The terms of a contract farming agreement (CFA) are relatively well known, although each one should be tailored to the circumstances of the parties involved. A landowner will engage a contractor to carry out defined works and the contractor will provide certain elements of the labour and machinery to grow the crop or look after the livestock, whilst the landowner will provide the land and pay for the inputs. The permutations of the arrangement are almost infinite but often the contractor’s overall remuneration will be partly determined by the profitability of the crop, so will share in the “divisible surplus”.
Normally the contractor will order the seeds, fertilisers and sprays for use on the contracted land, and these will be paid for from a special “number 2 accounts” which the landowner provides and to which both parties have access. In some smaller cases the contractor may instead provide the inputs to the landowner directly, charging throughout the year as the inputs are provided. The key common factor of all these arrangements and the feature which distinguishes it from a rental arrangement is that the landowner will own the crop, be responsible for buying the inputs and effectively bear an element of risk.
A recent DEFRA requirement will, therefore, need careful consideration by relevant landowners. Where businesses use plant protection products (PPPs), from 22nd June they will be required to register details on a new DEFRA website. This applies not only to those who store and apply PPPs but also to those who “have professional PPPs and any adjuvants applied by a third party as part of your work in agriculture, horticulture, amenities or forestry”. The rules will apply very widely including farms, schools, parks, roads, railways and forests.

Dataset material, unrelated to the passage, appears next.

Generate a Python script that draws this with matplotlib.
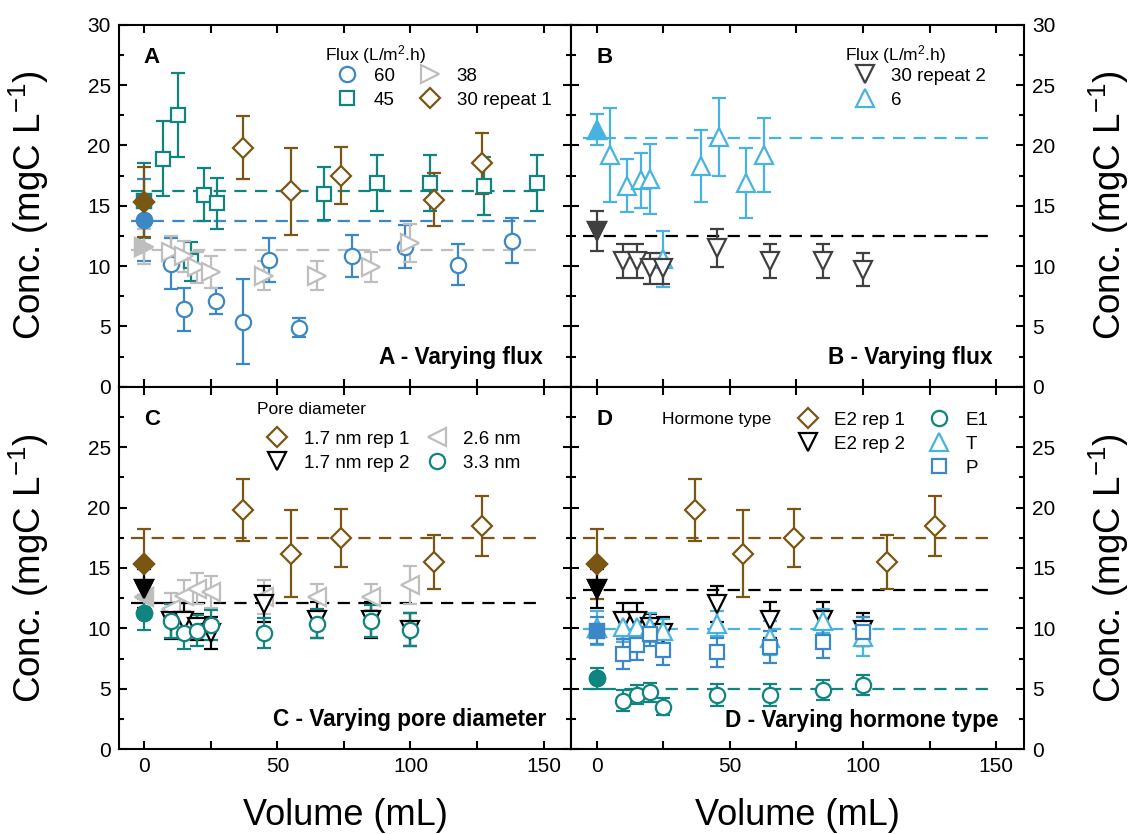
import matplotlib
matplotlib.use('Agg')
import matplotlib.pyplot as plt
from matplotlib.lines import Line2D
from matplotlib.ticker import FixedLocator, MultipleLocator

plt.rcParams['font.family'] = ['Liberation Sans', 'DejaVu Sans']
plt.rcParams['mathtext.default'] = 'regular'

# Цвета серий
brown = '#7b5613'
teal = '#10847e'
blue = '#3c88c6'
grey = '#bebebe'
dgrey = '#404040'
lblue = '#48b3e0'
black = '#000000'

# Общая сетка объёмов (мл)
vol = [0, 10, 15, 20, 25, 45, 65, 85, 100]

# A: поток 60, 45, 38 и 30 (повтор 1)
x_60 = [0, 10, 15, 27, 37, 47, 58, 78, 98, 118, 138]
y_60 = [13.8, 10.2, 6.4, 7.1, 5.4, 10.5, 4.9, 10.85, 11.6, 10.1, 12.1]
e_60 = [3.4, 2.1, 1.8, 1.05, 3.5, 1.8, 0.8, 1.75, 1.8, 1.7, 1.85]

x_45 = [0, 7, 12.5, 17.5, 22.5, 27.5, 67.5, 87.5, 107.5, 127.5, 147.5]
y_45 = [15.4, 18.9, 22.5, 10.4, 15.9, 15.2, 16.0, 16.9, 16.9, 16.6, 16.9]
e_45 = [3.1, 3.1, 3.5, 1.6, 2.2, 2.1, 2.2, 2.3, 2.3, 2.4, 2.3]

y_38 = [11.6, 11.2, 10.8, 9.9, 9.5, 9.2, 9.2, 9.9, 11.9]
e_38 = [1.45, 1.3, 1.3, 1.3, 1.3, 1.2, 1.2, 1.25, 1.55]

# 30 повтор 1 = 1.7 нм повтор 1 = E2 повтор 1
x_rep1 = [0, 37, 55, 74, 109, 127]
y_rep1 = [15.3, 19.8, 16.2, 17.5, 15.5, 18.5]
e_rep1 = [2.9, 2.6, 3.6, 2.4, 2.2, 2.5]

# B: поток 30 (повтор 2) и 6
y_30r2 = [12.9, 10.4, 10.4, 9.8, 9.8, 11.5, 10.4, 10.4, 9.7]
e_30r2 = [1.65, 1.4, 1.4, 1.25, 1.3, 1.55, 1.4, 1.4, 1.35]

x_6 = [0, 5, 11.5, 16.5, 20, 25, 39, 46, 56, 63]
y_6 = [21.3, 19.2, 16.65, 17.1, 17.2, 10.6, 18.3, 20.7, 16.9, 19.2]
e_6 = [1.3, 3.9, 2.2, 2.3, 2.9, 2.3, 3.0, 3.25, 2.9, 3.1]

# C: диаметр пор
y_rep2 = [13.3, 10.6, 10.6, 10.1, 9.6, 12.0, 10.7, 10.7, 9.9]
e_rep2 = [1.6, 1.5, 1.5, 1.1, 1.3, 1.5, 1.5, 1.5, 1.4]

y_26 = [12.6, 11.6, 12.7, 13.3, 13.0, 12.6, 12.6, 12.6, 13.6]
e_26 = [1.0, 1.3, 1.3, 1.3, 1.3, 1.4, 1.1, 1.1, 1.6]

y_33 = [11.3, 10.6, 9.6, 9.8, 10.3, 9.6, 10.4, 10.6, 9.9]
e_33 = [1.45, 1.4, 1.3, 1.3, 1.25, 1.25, 1.2, 1.35, 1.35]

# D: тип гормона
y_e1 = [5.85, 4.0, 4.5, 4.7, 3.5, 4.5, 4.5, 4.9, 5.3]
e_e1 = [0.9, 0.85, 0.8, 0.8, 0.7, 0.9, 0.9, 0.8, 0.85]

y_t = [10.0, 10.1, 10.1, 10.1, 9.8, 10.4, 9.2, 10.6, 9.3]
e_t = [1.4, 1.2, 1.2, 1.2, 1.0, 1.0, 1.4, 1.0, 1.6]

y_p = [9.8, 7.9, 8.6, 9.5, 8.2, 8.0, 8.45, 8.9, 9.7]
e_p = [1.1, 1.25, 1.25, 1.0, 1.25, 1.2, 1.3, 1.35, 1.2]

# Средние уровни (пунктир)
mean_a = {'45': 16.2, '60': 13.75, '38': 11.3}
mean_b = {'6': 20.6, '30r2': 12.5}
mean_c = {'rep1': 17.5, 'rep2': 12.1}
mean_d = {'rep1': 17.5, 'rep2': 13.2, 't': 9.95, 'e1': 5.0}

# Размеры маркеров
MS = {'o': 11, 's': 9.5, 'D': 10.5, '^': 13, 'v': 13, '>': 12.5, '<': 12.5}


def series(ax, x, y, e, color, marker):
    # полые маркеры с планками погрешностей, первая точка закрашена
    ax.errorbar(x, y, yerr=e, fmt=marker, color=color, mfc='white', mec=color,
                ms=MS[marker], mew=1.6, elinewidth=1.6, capsize=5, capthick=1.6)
    ax.plot(x[:1], y[:1], marker, color=color, mfc=color, mec=color,
            ms=MS[marker], mew=1.6, zorder=3)


def hline(ax, y, color):
    ax.plot([-5, 148], [y, y], color=color, lw=1.6, dashes=(5.5, 3.8))


def handle(marker, color, label):
    return Line2D([], [], linestyle='none', marker=marker, ms=MS[marker],
                  mfc='white', mec=color, mew=1.6, label=label)


def style(ax, bottom_row, right_col):
    ax.set_xlim(-9.5, 160.5)
    ax.set_ylim(0, 30)
    ax.xaxis.set_major_locator(FixedLocator([0, 25, 50, 75, 100, 125, 150]))
    ax.set_xticklabels(['0', '', '50', '', '100', '', '150'])
    ax.yaxis.set_major_locator(MultipleLocator(5))
    ax.yaxis.set_minor_locator(MultipleLocator(2.5))
    if bottom_row:
        ax.set_yticks([0, 5, 10, 15, 20, 25, 30])
        ax.set_yticklabels(['0', '5', '10', '15', '20', '25', ''])
    ax.tick_params(which='both', direction='in', top=True, right=True,
                   labelsize=15, width=1.5)
    ax.tick_params(which='major', length=6, pad=6)
    ax.tick_params(which='minor', length=3.5)
    if not bottom_row:
        ax.tick_params(labelbottom=False)
    if right_col:
        ax.tick_params(labelleft=False, labelright=True)
        ax.yaxis.set_label_position('right')
    for s in ax.spines.values():
        s.set_linewidth(1.5)
    ax.set_ylabel('Conc. (mgC L$^{-1}$)', fontsize=26.5)
    if right_col:
        ax.yaxis.set_label_coords(1.139, 0.5)
    else:
        ax.yaxis.set_label_coords(-0.15, 0.5)
    if bottom_row:
        ax.set_xlabel('Volume (mL)', fontsize=26)
        ax.xaxis.set_label_coords(0.5, -0.135)


def title(ax, text, x, y):
    ax.text(x, y, text, transform=ax.transAxes, fontsize=12.5,
            ha='left', va='center')


def panel_tag(ax, letter, caption, cx, cy):
    ax.text(0.073, 0.91, letter, transform=ax.transAxes, fontsize=16,
            fontweight='bold', ha='center', va='center')
    ax.text(cx, cy, caption, transform=ax.transAxes, fontsize=16.3,
            fontweight='bold', ha='right', va='center')


fig = plt.figure(figsize=(11.33, 8.34), dpi=100)
W, H = 0.3994, 0.4341
axA = fig.add_axes([0.1050, 0.5363, W, H])
axB = fig.add_axes([0.5044, 0.5363, W, H])
axC = fig.add_axes([0.1050, 0.1019, W, H])
axD = fig.add_axes([0.5044, 0.1019, W, H])

style(axA, False, False)
style(axB, False, True)
style(axC, True, False)
style(axD, True, True)

leg_kw = dict(frameon=False, borderpad=0, borderaxespad=0, handlelength=1.2,
              handletextpad=0.8, labelspacing=0.37, fontsize=13.5,
              loc='upper left')

# --- A ---
hline(axA, mean_a['45'], teal)
hline(axA, mean_a['60'], blue)
hline(axA, mean_a['38'], grey)
series(axA, x_60, y_60, e_60, blue, 'o')
series(axA, x_45, y_45, e_45, teal, 's')
series(axA, vol, y_38, e_38, grey, '>')
series(axA, x_rep1, y_rep1, e_rep1, brown, 'D')
axA.legend(handles=[handle('o', blue, '60'), handle('s', teal, '45'),
                    handle('>', grey, '38'), handle('D', brown, '30 repeat 1')],
           ncol=2, columnspacing=1.3, bbox_to_anchor=(0.48, 0.882), **leg_kw)
title(axA, 'Flux (L/m$^2$.h)', 0.455, 0.918)
panel_tag(axA, 'A', 'A - Varying flux', 0.937, 0.08)

# --- B ---
hline(axB, mean_b['6'], lblue)
hline(axB, mean_b['30r2'], black)
series(axB, x_6, y_6, e_6, lblue, '^')
series(axB, vol, y_30r2, e_30r2, dgrey, 'v')
axB.legend(handles=[handle('v', dgrey, '30 repeat 2'), handle('^', lblue, '6')],
           ncol=1, bbox_to_anchor=(0.624, 0.882), **leg_kw)
title(axB, 'Flux (L/m$^2$.h)', 0.604, 0.918)
panel_tag(axB, 'B', 'B - Varying flux', 0.931, 0.082)

# --- C ---
hline(axC, mean_c['rep1'], brown)
hline(axC, mean_c['rep2'], black)
series(axC, x_rep1, y_rep1, e_rep1, brown, 'D')
series(axC, vol, y_26, e_26, grey, '<')
series(axC, vol, y_rep2, e_rep2, black, 'v')
series(axC, vol, y_33, e_33, teal, 'o')
axC.legend(handles=[handle('D', brown, '1.7 nm rep 1'), handle('v', black, '1.7 nm rep 2'),
                    handle('<', grey, '2.6 nm'), handle('o', teal, '3.3 nm')],
           ncol=2, columnspacing=0.9, bbox_to_anchor=(0.325, 0.879), **leg_kw)
title(axC, 'Pore diameter', 0.305, 0.939)
panel_tag(axC, 'C', 'C - Varying pore diameter', 0.945, 0.082)

# --- D ---
hline(axD, mean_d['rep1'], brown)
hline(axD, mean_d['rep2'], black)
hline(axD, mean_d['t'], lblue)
hline(axD, mean_d['e1'], teal)
series(axD, x_rep1, y_rep1, e_rep1, brown, 'D')
series(axD, vol, y_rep2, e_rep2, black, 'v')
series(axD, vol, y_e1, e_e1, teal, 'o')
series(axD, vol, y_t, e_t, lblue, '^')
series(axD, vol, y_p, e_p, blue, 's')
blank = Line2D([], [], linestyle='none', label=' ')
axD.legend(handles=[handle('D', brown, 'E2 rep 1'), handle('v', black, 'E2 rep 2'), blank,
                    handle('o', teal, 'E1'), handle('^', lblue, 'T'), handle('s', blue, 'P')],
           ncol=2, columnspacing=1.2, bbox_to_anchor=(0.498, 0.932), **leg_kw)
title(axD, 'Hormone type', 0.2, 0.91)
panel_tag(axD, 'D', 'D - Varying hormone type', 0.943, 0.08)

fig.savefig('out.png', dpi=100)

Domestic garden use, however, is not included.
According to MHA agricultural partner Joe Spencer, aside from the sanctions that DEFRA might apply, there can also be a fiscal issue.
“For many, the attraction of contract farming is that the landowner can continue to enjoy the fiscal advantages of farming without necessarily needing to undertake all the work in person. If HMRC were to take issue with such arrangements, (and this has happened in the past in an Inheritance Tax context) failure to comply with such a clearly defined legal requirement would not necessarily be helpful in defending trading status.”